In geotechnical engineering, AE monitoring technology is highly promising for investigating the invisible failure process in rock. However, the lack of proper modeling of the spatial correlation of randomly distributed AE signals hinders its further development to establish a predictive correlation between the AE signal cloud and the triaxial compression behavior. With the aim of providing a new way to describe the spatial correlation, the cube cluster model was proposed and analyzed herein, and the main conclusions are as follows.
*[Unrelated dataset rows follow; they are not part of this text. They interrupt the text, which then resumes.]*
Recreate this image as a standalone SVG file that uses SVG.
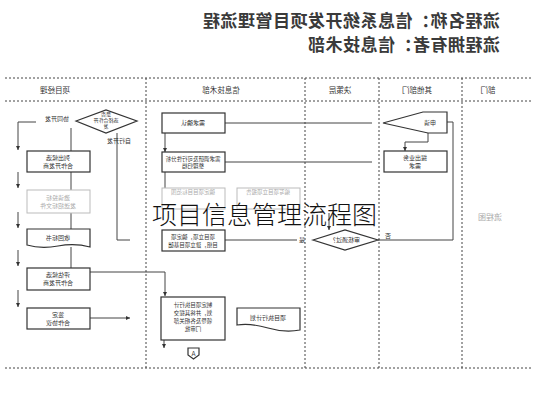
<svg xmlns="http://www.w3.org/2000/svg" width="533" height="400" viewBox="0 0 533 400">
<defs>
<style>
.bg{fill:#fff}
.box{fill:#fff;stroke:#333;stroke-width:1.2}
.fade{fill:#fff;stroke:#bbb;stroke-width:1}
.ln{fill:none;stroke:#444;stroke-width:1}
.dash{fill:none;stroke:#444;stroke-width:1;stroke-dasharray:2 2}
.t{font-family:"Noto Sans CJK SC","Noto Sans",sans-serif;font-size:6px;fill:#333;text-anchor:middle}
.tf{font-family:"Noto Sans CJK SC","Noto Sans",sans-serif;font-size:6px;fill:#aaa;text-anchor:middle}
.h{font-family:"Noto Sans CJK SC","Noto Sans",sans-serif;font-size:7.5px;fill:#333;text-anchor:middle}
.title{font-family:"Noto Sans CJK SC","Noto Sans",sans-serif;font-size:17px;letter-spacing:0.5px;fill:#3a3a3a;font-weight:bold}
.big{font-family:"Noto Sans CJK SC","Noto Sans",sans-serif;font-size:25px;fill:#111;font-weight:300}
</style>
<marker id="ar" viewBox="0 0 6 6" refX="6" refY="3" markerWidth="4" markerHeight="4" orient="auto">
<path d="M0,0 L6,3 L0,6 Z" fill="#333"/>
</marker>
</defs>
<rect class="bg" width="533" height="400"/>

<g id="title">
<text class="title" transform="translate(500,27) scale(-1,1)">流程名称：信息系统开发项目管理流程</text>
<text class="title" transform="translate(500,51) scale(-1,1)">流程拥有者：信息技术部</text>
</g>

<g id="lanes">
<line class="dash" x1="5" y1="78" x2="533" y2="78"/>
<line class="dash" x1="5" y1="101" x2="533" y2="101"/>
<line class="dash" x1="5" y1="368" x2="533" y2="368"/>
<line class="dash" x1="146" y1="78" x2="146" y2="368"/>
<line class="dash" x1="305" y1="78" x2="305" y2="368"/>
<line class="dash" x1="379" y1="78" x2="379" y2="368"/>
<line class="dash" x1="462" y1="78" x2="462" y2="368"/>
<text class="h" transform="translate(55,93) scale(-1,1)">项目经理</text>
<text class="h" transform="translate(221,93) scale(-1,1)">信息技术部</text>
<text class="h" transform="translate(340,93) scale(-1,1)">决策层</text>
<text class="h" transform="translate(417,93) scale(-1,1)">其他部门</text>
<text class="h" transform="translate(488,93) scale(-1,1)">部门</text>
<text class="tf" style="font-size:8px" transform="translate(490,220) scale(-1,1)">流程图</text>
</g>

<g id="connectors">
<path class="ln" d="M36,122 H18 V150" marker-end="url(#ar)"/>
<path class="ln" d="M71,128 V151"/>
<path class="ln" d="M71,172 V190"/>
<path class="ln" d="M71,213 V229"/>
<path class="ln" d="M71,247 V268"/>
<path class="ln" d="M18,172 V188" marker-end="url(#ar)"/>
<path class="ln" d="M18,212 V228" marker-end="url(#ar)"/>
<path class="ln" d="M18,250 V266" marker-end="url(#ar)"/>
<path class="ln" d="M18,290 V307" marker-end="url(#ar)"/>
<path class="ln" d="M117,133 V240 H130"/>
<path class="ln" d="M90,318 H130" marker-end="url(#ar)"/>
<path class="ln" d="M90,272 H165 V296" marker-end="url(#ar)"/>
<path class="ln" d="M372,123 H225"/>
<path class="ln" d="M165,133 V152" marker-end="url(#ar)"/>
<path class="ln" d="M372,162 H225"/>
<path class="ln" d="M165,172 V188"/>
<path class="ln" d="M225,240 H297"/>
<path class="ln" d="M329,213 V230" marker-end="url(#ar)"/>
<path class="ln" d="M378,240 H453 V122 H442" marker-end="url(#ar)"/>
<path class="ln" d="M428,133 V142 H405 V151" marker-end="url(#ar)"/>
<path class="ln" d="M164,340 V348" marker-end="url(#ar)"/>
<text class="t" transform="translate(57,121) scale(-1,1)">协同开发</text>
<text class="t" transform="translate(119,143) scale(-1,1)">自行开发</text>
<text class="t" transform="translate(302,242) scale(-1,1)">是</text>
<text class="t" transform="translate(388,238) scale(-1,1)">否</text>
</g>

<g id="n-decide-dev">
<polygon class="box" points="76,121 106,110 137,121 106,133"/>
<text class="t" style="font-size:5px" transform="translate(106,116) scale(-1,1)">是否<tspan x="0" dy="6">选择合作开</tspan><tspan x="0" dy="6">发</tspan></text>
</g>
<g id="n-list">
<rect class="box" x="27" y="151" width="63" height="21"/>
<text class="t" transform="translate(58,159.5) scale(-1,1)">列出候选<tspan x="0" dy="8">合作开发商</tspan></text>
</g>
<g id="n-invite">
<rect class="fade" x="27" y="190" width="63" height="23"/>
<text class="tf" transform="translate(58,199.5) scale(-1,1)">邀请投标<tspan x="0" dy="8">发送招标文件</tspan></text>
</g>
<g id="n-bids">
<path class="box" d="M27,229 H90 V247 Q75,243 58,246 T27,245 Z"/>
<text class="t" transform="translate(58,240) scale(-1,1)">收回标书</text>
</g>
<g id="n-eval">
<rect class="box" x="27" y="268" width="63" height="22"/>
<text class="t" transform="translate(58,277) scale(-1,1)">评估候选<tspan x="0" dy="8">合作开发商</tspan></text>
</g>
<g id="n-sign">
<rect class="box" x="27" y="308" width="63" height="21"/>
<text class="t" transform="translate(58,316.5) scale(-1,1)">签定<tspan x="0" dy="8">合作协议</tspan></text>
</g>

<g id="n-confirm">
<rect class="box" x="162" y="113" width="63" height="20"/>
<text class="t" transform="translate(193,125) scale(-1,1)">需求确认</text>
</g>
<g id="n-analysis">
<rect class="box" x="162" y="152" width="63" height="20"/>
<text class="t" style="font-size:5.5px" transform="translate(193,160.5) scale(-1,1)">需求调研及可行性分析<tspan x="0" dy="7.5">整理归档</tspan></text>
</g>
<g id="n-fadeA">
<rect class="fade" x="162" y="188" width="63" height="21"/>
<text class="tf" style="font-size:5.5px" transform="translate(193,193.5) scale(-1,1)">确定项目目标范围</text>
</g>
<g id="n-fadeB">
<rect class="fade" x="237" y="188" width="63" height="21"/>
<text class="tf" style="font-size:5.5px" transform="translate(268,193.5) scale(-1,1)">编写项目立项报告</text>
</g>
<g id="n-setup">
<rect class="box" x="162" y="230" width="63" height="21"/>
<text class="t" style="font-size:5.5px" transform="translate(193,238.5) scale(-1,1)">项目立项，确定项<tspan x="0" dy="8">目组，建立项目基础</tspan></text>
</g>
<g id="n-plan">
<rect class="box" x="161" y="297" width="64" height="43"/>
<text class="t" style="font-size:5.5px" transform="translate(193,307) scale(-1,1)">制定项目执行计<tspan x="0" dy="8">划，并将其提交</tspan><tspan x="0" dy="8">领导及各相关部</tspan><tspan x="0" dy="8">门审批</tspan></text>
</g>
<g id="n-plandoc">
<path class="box" d="M237,308 H300 V330 Q285,333 268,328 T237,325 Z"/>
<text class="t" transform="translate(268,320) scale(-1,1)">项目执行计划</text>
</g>
<g id="n-A">
<path class="box" d="M188,348 H199 V355 L193.5,359 L188,355 Z"/>
<text class="t" style="font-size:6.5px" transform="translate(193.5,355.5) scale(-1,1)">A</text>
</g>

<g id="n-approve">
<polygon class="box" points="313,240 345,230 378,240 345,250"/>
<text class="t" transform="translate(345,242) scale(-1,1)">审核通过？</text>
</g>

<g id="n-apply">
<polygon class="box" points="383,123 423,112 447,112 447,133 428,133"/>
<text class="t" transform="translate(430,125) scale(-1,1)">申请</text>
</g>
<g id="n-request">
<rect class="box" x="384" y="151" width="63" height="21"/>
<text class="t" transform="translate(415,159.5) scale(-1,1)">提出业务<tspan x="0" dy="8">需求</tspan></text>
</g>

<g id="overlay">
<text class="big" x="152" y="224">项目信息管理流程图</text>
</g>
</svg>
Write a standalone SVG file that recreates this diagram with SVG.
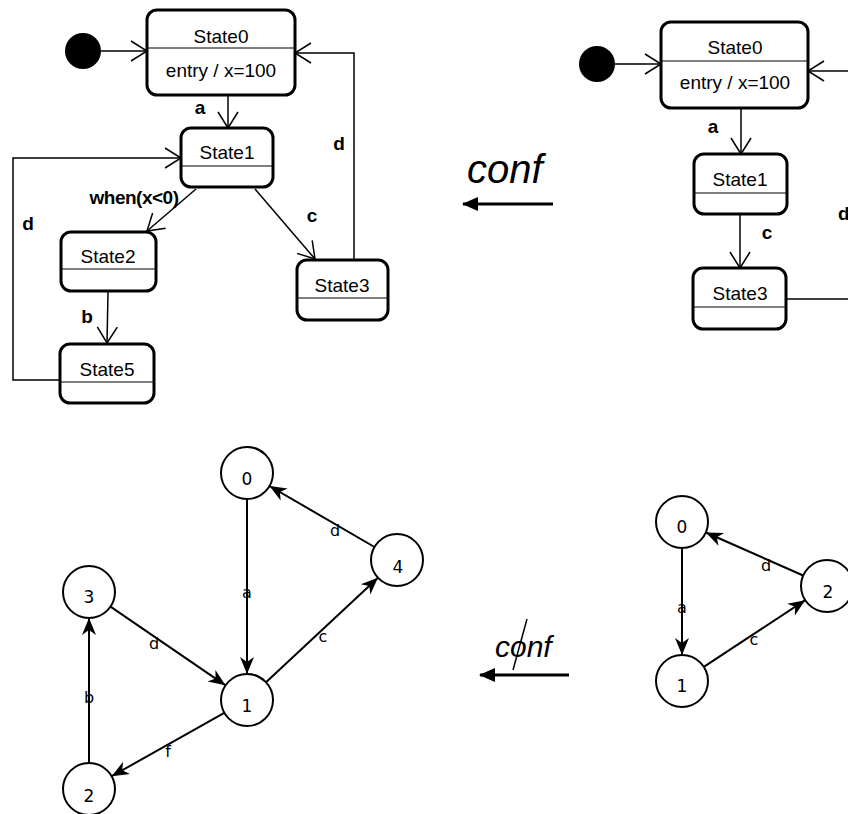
<svg xmlns="http://www.w3.org/2000/svg" width="848" height="814" viewBox="0 0 848 814">
<style>
.box{fill:#fff;stroke:#000;stroke-width:3}
.div{stroke:#000;stroke-width:1}
.st{font-family:"Liberation Sans",Arial,sans-serif;font-size:19px;text-anchor:middle;fill:#000}
.lb{font-family:"Liberation Sans",Arial,sans-serif;font-size:19px;font-weight:bold;fill:#000}
.tr{fill:none;stroke:#000;stroke-width:1.5}
.node{fill:#fff;stroke:#000;stroke-width:2}
.nl{font-family:"DejaVu Sans",Verdana,sans-serif;font-size:17px;text-anchor:middle;fill:#000}
.el{font-family:"DejaVu Sans",Verdana,sans-serif;font-size:16px;text-anchor:middle;fill:#000}
.ge{fill:none;stroke:#000;stroke-width:2}
.conf{font-family:"Liberation Sans",Arial,sans-serif;font-style:italic;fill:#000}
.big{stroke:#000;stroke-width:3}
</style>
<defs>
<marker id="open" markerUnits="userSpaceOnUse" markerWidth="22" markerHeight="26" viewBox="-19 -13 22 26" refX="0" refY="0" orient="auto">
<path d="M-16,-10 L0,0 L-16,10" fill="none" stroke="#000" stroke-width="1.5"/>
</marker>
<marker id="dart" markerUnits="userSpaceOnUse" markerWidth="22" markerHeight="20" viewBox="-19 -10 22 20" refX="0" refY="0" orient="auto">
<path d="M0,0 L-17,-7 L-12,0 L-17,7 Z" fill="#000"/>
</marker>
<marker id="tri" markerUnits="userSpaceOnUse" markerWidth="20" markerHeight="20" viewBox="-17 -10 20 20" refX="0" refY="0" orient="auto">
<path d="M1,0 L-15,-7 L-15,7 Z" fill="#000"/>
</marker>
</defs>

<!-- Top-left state machine -->
<g id="tl-connectors">
<line class="tr" x1="101" y1="51" x2="147" y2="51" marker-end="url(#open)"/>
<line class="tr" x1="228" y1="95" x2="228" y2="128" marker-end="url(#open)"/>
<line class="tr" x1="196" y1="189" x2="147" y2="231" marker-end="url(#open)"/>
<line class="tr" x1="255" y1="189" x2="315" y2="259" marker-end="url(#open)"/>
<polyline class="tr" points="354,259 354,53 295,53" marker-end="url(#open)"/>
<line class="tr" x1="108" y1="292" x2="107" y2="343" marker-end="url(#open)"/>
<polyline class="tr" points="60,380 13,380 13,158 181,158" marker-end="url(#open)"/>
<text class="lb" x="200" y="114" text-anchor="middle">a</text>
<text class="lb" x="134" y="204" text-anchor="middle" letter-spacing="-0.5">when(x&lt;0)</text>
<text class="lb" x="312" y="222" text-anchor="middle">c</text>
<text class="lb" x="339" y="150" text-anchor="middle">d</text>
<text class="lb" x="87" y="323" text-anchor="middle">b</text>
<text class="lb" x="28" y="230" text-anchor="middle">d</text>
</g>
<g id="tl-init"><circle cx="83" cy="51" r="18" fill="#000"/></g>
<g id="tl-state0">
<rect class="box" x="147" y="10" width="148" height="85" rx="10"/>
<line class="div" x1="147" y1="48" x2="295" y2="48"/>
<text class="st" x="221" y="43">State0</text>
<text class="st" x="221" y="77">entry / x=100</text>
</g>
<g id="tl-state1">
<rect class="box" x="181" y="128" width="92" height="59" rx="10"/>
<line class="div" x1="181" y1="166" x2="273" y2="166"/>
<text class="st" x="227" y="159">State1</text>
</g>
<g id="tl-state2">
<rect class="box" x="61" y="232" width="95" height="59" rx="10"/>
<line class="div" x1="61" y1="269" x2="156" y2="269"/>
<text class="st" x="108" y="263">State2</text>
</g>
<g id="tl-state3">
<rect class="box" x="297" y="260" width="91" height="60" rx="10"/>
<line class="div" x1="297" y1="298" x2="388" y2="298"/>
<text class="st" x="342" y="292">State3</text>
</g>
<g id="tl-state5">
<rect class="box" x="60" y="344" width="94" height="59" rx="10"/>
<line class="div" x1="60" y1="382" x2="154" y2="382"/>
<text class="st" x="107" y="376">State5</text>
</g>

<!-- conf arrow top -->
<g id="conf-top">
<text class="conf" x="467" y="183" font-size="40">conf</text>
<line class="big" x1="553" y1="204" x2="463" y2="204" marker-end="url(#tri)"/>
</g>

<!-- Top-right state machine -->
<g id="tr-connectors">
<line class="tr" x1="615" y1="64" x2="661" y2="64" marker-end="url(#open)"/>
<line class="tr" x1="741" y1="108" x2="741" y2="154" marker-end="url(#open)"/>
<line class="tr" x1="740" y1="214" x2="740" y2="268" marker-end="url(#open)"/>
<line class="tr" x1="786" y1="299" x2="850" y2="299"/>
<line class="tr" x1="850" y1="71" x2="808" y2="71" marker-end="url(#open)"/>
<text class="lb" x="713" y="133" text-anchor="middle">a</text>
<text class="lb" x="767" y="239" text-anchor="middle">c</text>
<text class="lb" x="838" y="220">d</text>
</g>
<g id="tr-init"><circle cx="597" cy="64" r="18" fill="#000"/></g>
<g id="tr-state0">
<rect class="box" x="661" y="22" width="147" height="86" rx="10"/>
<line class="div" x1="661" y1="61" x2="808" y2="61"/>
<text class="st" x="735" y="54">State0</text>
<text class="st" x="735" y="89">entry / x=100</text>
</g>
<g id="tr-state1">
<rect class="box" x="694" y="154" width="93" height="60" rx="10"/>
<line class="div" x1="694" y1="193" x2="787" y2="193"/>
<text class="st" x="740" y="186">State1</text>
</g>
<g id="tr-state3">
<rect class="box" x="693" y="268" width="93" height="61" rx="10"/>
<line class="div" x1="693" y1="307" x2="786" y2="307"/>
<text class="st" x="740" y="300">State3</text>
</g>

<!-- Bottom-left graph -->
<g id="bl-connectors">
<line class="ge" x1="247" y1="499" x2="247" y2="674" marker-end="url(#dart)"/>
<line class="ge" x1="374.5" y1="547" x2="269.5" y2="486" marker-end="url(#dart)"/>
<line class="ge" x1="110.5" y1="606.7" x2="225.5" y2="685.3" marker-end="url(#dart)"/>
<line class="ge" x1="266" y1="682.3" x2="378" y2="577.7" marker-end="url(#dart)"/>
<line class="ge" x1="224.3" y1="712.8" x2="111.7" y2="776.2" marker-end="url(#dart)"/>
<line class="ge" x1="89" y1="763" x2="89" y2="618" marker-end="url(#dart)"/>
<text class="el" x="247" y="598">a</text>
<text class="el" x="335" y="536">d</text>
<text class="el" x="154" y="649">d</text>
<text class="el" x="323" y="642">c</text>
<text class="el" x="89" y="703">b</text>
<text class="el" x="168" y="757">f</text>
</g>
<g id="bl-n0"><circle class="node" cx="247" cy="473" r="26"/><text class="nl" x="247" y="485">0</text></g>
<g id="bl-n4"><circle class="node" cx="397" cy="560" r="26"/><text class="nl" x="398" y="573">4</text></g>
<g id="bl-n3"><circle class="node" cx="89" cy="592" r="26"/><text class="nl" x="89" y="603">3</text></g>
<g id="bl-n1"><circle class="node" cx="247" cy="700" r="26"/><text class="nl" x="247" y="712">1</text></g>
<g id="bl-n2"><circle class="node" cx="89" cy="789" r="26"/><text class="nl" x="89" y="802">2</text></g>

<!-- conf (negated) arrow bottom -->
<g id="conf-bottom">
<text class="conf" x="495" y="657" font-size="30">conf</text>
<line x1="527" y1="619" x2="513" y2="670" stroke="#000" stroke-width="1.5"/>
<line class="big" x1="569" y1="675" x2="480" y2="675" marker-end="url(#tri)"/>
</g>

<!-- Bottom-right graph -->
<g id="br-connectors">
<line class="ge" x1="682" y1="548" x2="682" y2="655" marker-end="url(#dart)"/>
<line class="ge" x1="803.2" y1="575.5" x2="705.8" y2="532.5" marker-end="url(#dart)"/>
<line class="ge" x1="703.8" y1="666.8" x2="805.2" y2="600.2" marker-end="url(#dart)"/>
<text class="el" x="682" y="613">a</text>
<text class="el" x="766" y="571">d</text>
<text class="el" x="754" y="645">c</text>
</g>
<g id="br-n0"><circle class="node" cx="682" cy="522" r="26"/><text class="nl" x="682" y="533">0</text></g>
<g id="br-n1"><circle class="node" cx="682" cy="681" r="26"/><text class="nl" x="682" y="692">1</text></g>
<g id="br-n2"><circle class="node" cx="827" cy="586" r="26"/><text class="nl" x="828" y="598">2</text></g>
</svg>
Considering the criticality of connections in the fracture network, the cube cluster model of the AE scattering signals was established effectively. Intrinsically in topology, the failure of rock under triaxial compression is an evolution of fracture connectivity. The completeness of the main fracture network is defined as a critical state of connection that corresponds to the increasing-to-decreasing transition of the deviatoric stress. The criticality of the cube cluster was verified also by the other three geometric descriptors of anisotropy, pore fraction, and SSA. The criticality of the topographic connection directly induces the geometric criticality of these three descriptors.

The cube cluster model was built on the short-range correlation of the AE scattering signals. Unlike the scattering description of a randomly distributed AE signal cloud, the cube cluster model focuses on spatial correlation instead of spatial distribution, and it originates from the scientific observation of dependence of the post-generation of AE signals on pre-ones. Unlike the traditional modeling in which a single link connects any two isolated points directly, the cube cluster model is based on the local-scale observation of the interaction of adjacent signals in the same critical cube. Having built the short-range correlation in a cube, the long-range connection of the fracture network could be realized by the surface-to-surface contact.

The pore fraction considering the locally damaged zones around the fractures is influenced by the critical cube length and the confining pressure. There is a positive linear correlation between the pore fraction and the critical cube length, and based on the multifractal spectrum of the pore-fraction distribution there is a negative linear correlation between the singularity increment and the confining pressure.